TASK REQUIREMENTS: Transcribe the listing exactly, leaving out every picture.

[COLLECTED DATA start]

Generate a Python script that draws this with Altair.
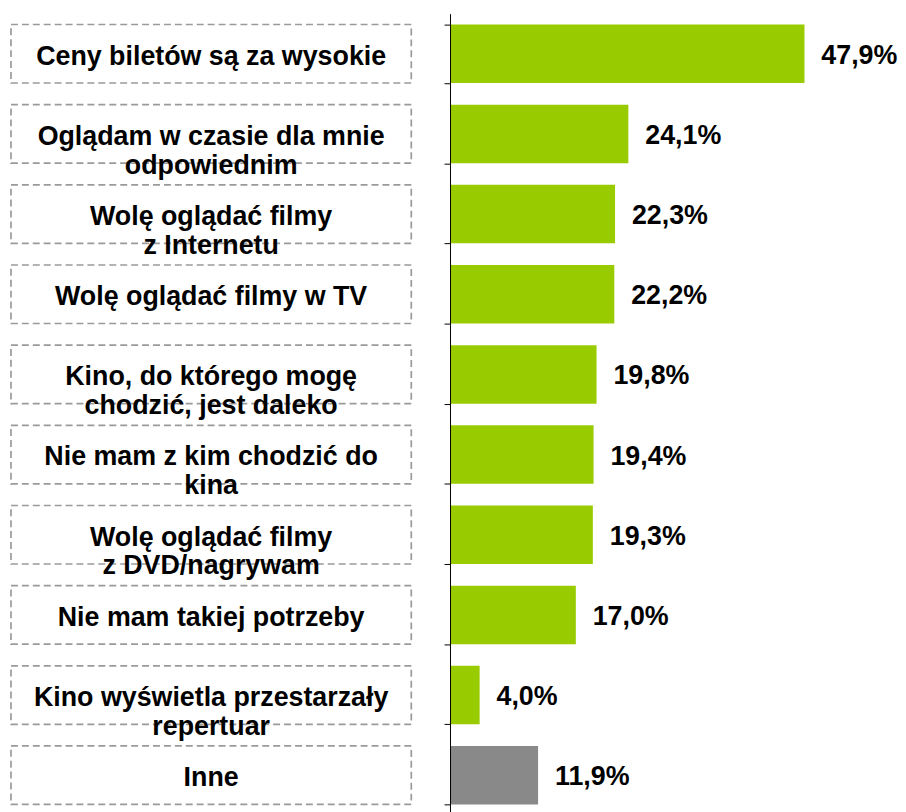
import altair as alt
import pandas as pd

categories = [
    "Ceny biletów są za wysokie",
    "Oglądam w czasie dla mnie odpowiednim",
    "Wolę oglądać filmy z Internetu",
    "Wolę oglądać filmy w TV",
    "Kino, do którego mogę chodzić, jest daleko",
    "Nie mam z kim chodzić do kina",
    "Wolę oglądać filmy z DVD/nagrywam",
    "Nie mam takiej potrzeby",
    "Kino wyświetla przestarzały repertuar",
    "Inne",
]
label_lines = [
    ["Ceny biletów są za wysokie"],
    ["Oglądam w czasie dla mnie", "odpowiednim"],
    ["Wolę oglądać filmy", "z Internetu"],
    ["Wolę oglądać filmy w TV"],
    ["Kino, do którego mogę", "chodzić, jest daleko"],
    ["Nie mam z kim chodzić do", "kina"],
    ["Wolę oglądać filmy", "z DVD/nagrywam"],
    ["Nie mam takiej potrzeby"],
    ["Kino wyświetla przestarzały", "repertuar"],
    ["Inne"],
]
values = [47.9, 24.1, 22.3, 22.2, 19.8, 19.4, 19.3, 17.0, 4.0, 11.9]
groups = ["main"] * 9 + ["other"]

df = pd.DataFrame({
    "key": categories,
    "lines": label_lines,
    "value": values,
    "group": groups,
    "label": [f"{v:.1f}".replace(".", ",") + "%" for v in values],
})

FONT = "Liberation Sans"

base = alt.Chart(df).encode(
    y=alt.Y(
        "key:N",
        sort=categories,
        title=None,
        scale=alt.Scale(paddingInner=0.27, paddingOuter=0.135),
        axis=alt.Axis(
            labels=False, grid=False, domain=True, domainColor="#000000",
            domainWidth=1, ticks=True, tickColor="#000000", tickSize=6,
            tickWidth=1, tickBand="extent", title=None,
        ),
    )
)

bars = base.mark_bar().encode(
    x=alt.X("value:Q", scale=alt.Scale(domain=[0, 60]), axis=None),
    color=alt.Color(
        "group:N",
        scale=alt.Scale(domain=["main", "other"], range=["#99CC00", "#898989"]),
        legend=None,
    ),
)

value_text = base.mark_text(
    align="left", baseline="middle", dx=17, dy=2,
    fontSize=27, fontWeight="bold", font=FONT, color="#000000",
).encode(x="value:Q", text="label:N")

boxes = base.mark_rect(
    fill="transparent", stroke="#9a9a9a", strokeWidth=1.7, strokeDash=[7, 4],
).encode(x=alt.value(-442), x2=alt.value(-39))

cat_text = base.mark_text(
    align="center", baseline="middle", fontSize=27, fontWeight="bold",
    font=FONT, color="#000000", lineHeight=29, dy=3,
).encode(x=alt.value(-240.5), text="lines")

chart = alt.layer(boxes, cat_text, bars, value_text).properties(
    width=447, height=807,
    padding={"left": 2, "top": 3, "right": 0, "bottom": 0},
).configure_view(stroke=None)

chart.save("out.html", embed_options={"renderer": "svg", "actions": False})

[COLLECTED DATA end]

EXERCISE RESULT:
Generate a Python script that draws this with Altair.
import altair as alt
import pandas as pd

categories = [
    "Ceny biletów są za wysokie",
    "Oglądam w czasie dla mnie odpowiednim",
    "Wolę oglądać filmy z Internetu",
    "Wolę oglądać filmy w TV",
    "Kino, do którego mogę chodzić, jest daleko",
    "Nie mam z kim chodzić do kina",
    "Wolę oglądać filmy z DVD/nagrywam",
    "Nie mam takiej potrzeby",
    "Kino wyświetla przestarzały repertuar",
    "Inne",
]
label_lines = [
    ["Ceny biletów są za wysokie"],
    ["Oglądam w czasie dla mnie", "odpowiednim"],
    ["Wolę oglądać filmy", "z Internetu"],
    ["Wolę oglądać filmy w TV"],
    ["Kino, do którego mogę", "chodzić, jest daleko"],
    ["Nie mam z kim chodzić do", "kina"],
    ["Wolę oglądać filmy", "z DVD/nagrywam"],
    ["Nie mam takiej potrzeby"],
    ["Kino wyświetla przestarzały", "repertuar"],
    ["Inne"],
]
values = [47.9, 24.1, 22.3, 22.2, 19.8, 19.4, 19.3, 17.0, 4.0, 11.9]
groups = ["main"] * 9 + ["other"]

df = pd.DataFrame({
    "key": categories,
    "lines": label_lines,
    "value": values,
    "group": groups,
    "label": [f"{v:.1f}".replace(".", ",") + "%" for v in values],
})

FONT = "Liberation Sans"

base = alt.Chart(df).encode(
    y=alt.Y(
        "key:N",
        sort=categories,
        title=None,
        scale=alt.Scale(paddingInner=0.27, paddingOuter=0.135),
        axis=alt.Axis(
            labels=False, grid=False, domain=True, domainColor="#000000",
            domainWidth=1, ticks=True, tickColor="#000000", tickSize=6,
            tickWidth=1, tickBand="extent", title=None,
        ),
    )
)

bars = base.mark_bar().encode(
    x=alt.X("value:Q", scale=alt.Scale(domain=[0, 60]), axis=None),
    color=alt.Color(
        "group:N",
        scale=alt.Scale(domain=["main", "other"], range=["#99CC00", "#898989"]),
        legend=None,
    ),
)

value_text = base.mark_text(
    align="left", baseline="middle", dx=17, dy=2,
    fontSize=27, fontWeight="bold", font=FONT, color="#000000",
).encode(x="value:Q", text="label:N")

boxes = base.mark_rect(
    fill="transparent", stroke="#9a9a9a", strokeWidth=1.7, strokeDash=[7, 4],
).encode(x=alt.value(-442), x2=alt.value(-39))

cat_text = base.mark_text(
    align="center", baseline="middle", fontSize=27, fontWeight="bold",
    font=FONT, color="#000000", lineHeight=29, dy=3,
).encode(x=alt.value(-240.5), text="lines")

chart = alt.layer(boxes, cat_text, bars, value_text).properties(
    width=447, height=807,
    padding={"left": 2, "top": 3, "right": 0, "bottom": 0},
).configure_view(stroke=None)

chart.save("out.html", embed_options={"renderer": "svg", "actions": False})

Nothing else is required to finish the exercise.